The second scenario plays out somewhere around episode five and in a more emotional manner. After we've had time to truly invest in these characters and we believe that they're all human, a twist occurs.
The scene begins. A long tracking shot following one of our main characters as they make their way home. Soft fade to them approaching the front of their house. Soft fade to them making their way through a dimly lit hallway to the bathroom. They stop, staring somberly at themselves in the mirror.
Their hand comes up and as they reach for their face, they peel it away to reveal their mechanical inner workings. Hard fade to black. Come on! That would be amazing! We're in the world of steampunk, so let's really run wild with it.
When done well, time travel is one of the most exciting plot devices used in any storytelling medium. I'm a bit of a history buff and a futurist, so I always get a kick out of seeing the past and conceivable future featured in my shows. The idea of being dropped into an era vastly different from one's own really intrigues me.
So imagine the fun we could have watching a character from the days of drays and bustles being dropped into the the distant future or far past. How would they feel and react to the drastic change in technology, architecture, fashion - even the way that people interact with one another. We'd get to watch them as they try to navigate this new, almost alien world, watching the shock and awe on their face as they encounter things that they never could have conceived of or only ever read about in books.
Or perhaps they get a glimpse into the future that will be should The Touched not succeed at their mission. Of course, at this point it's no longer time travel but rather precognition, but it's in the same family and equally as exciting!
And because it's me, I've already envisaged a scenario that could play out in an episode.
Imagine one of The Touched, let's say Amalia, suddenly coming upon the ability - not to time travel (at least, not at first), but to see into the future.

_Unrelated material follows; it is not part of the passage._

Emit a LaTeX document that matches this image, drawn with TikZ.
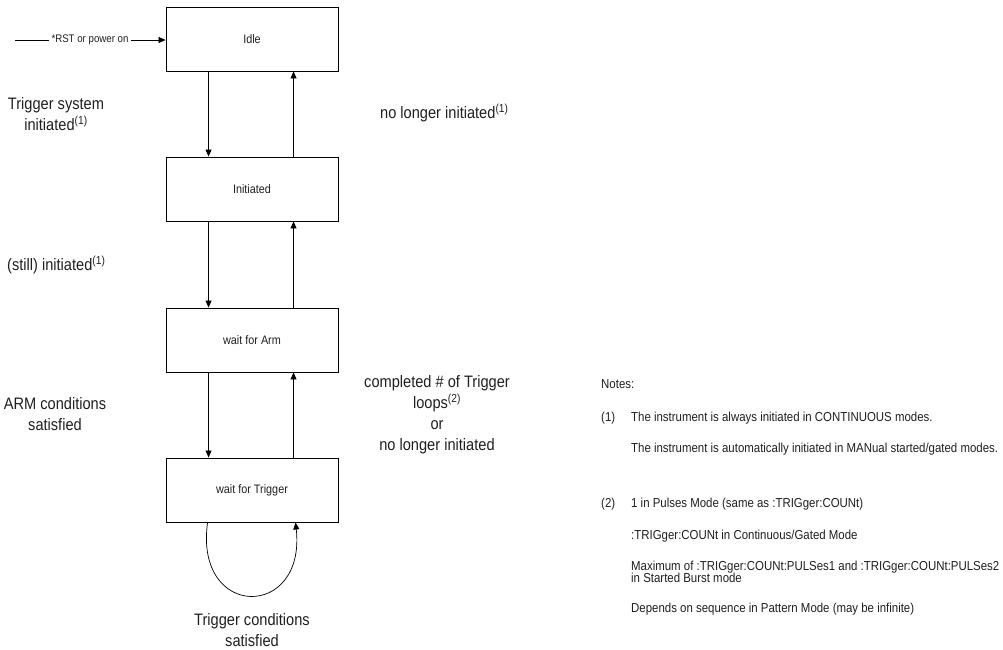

I envision her standing atop a hill, fabric blowing in the wind, wearing an expression of both fear and purpose on her face. To her right is the river Thames and the city of London, in front of her is an expansive field. She's oblivious to both because all she sees is a future London, say 2021. She's dumbfounded by the sight before her - not just because it's a futuristic London, but because it's a future London in near ruins! A result of The Touched failing to stop whatever big bad was a threat back in 1899.
It's fun to imagine the stories that Joss could come up with using these tried and tested plot devices. And hopefully he will, if for no other reason than just to satisfy my wishes.
And lastly, but in no way least, what I need to see in The Nevers is...
That's right! I want Her Royal Majesty to have a recurring role in The Nevers. Forget Jack the Ripper. Give me Alexandrina Victoria: the Queen of The United Kingdom and Ireland. Is this series not meant to be epic? It is? Great, because the power she wielded in her little pinkie alone.... Outside of superpowers, you don't get much more majestic than British Royalty!
Alexandrina was Queen from 1837 to 1901 when she died. The Nevers is said to be set in 1899. So if he wanted, Joss could write Queen Victoria into his story.
Whether she's stealing the abilities of The Touched for herself (though that's a bit on the nose), working to keep them safe because she see's the value in these extraordinary individuals, is one of The Touched herself or is systematically having them killed off so as to assure that she's the only one with any true power to wield, doesn't matter to me. When you add Royalty to your story, you automatically add gravity to it. Not to mention the historical legitimacy it will give the show.
There's still a lot of unknowns about this series - and that's great! In this world of teasers for teasers and trailers being released nearly a year ahead of a films theatrical release, I appreciate not knowing every tiny plot detail and character description for this series. Keep your cards close to the vest. That way when we finally get to watch The Nevers, everything will impact us that much more.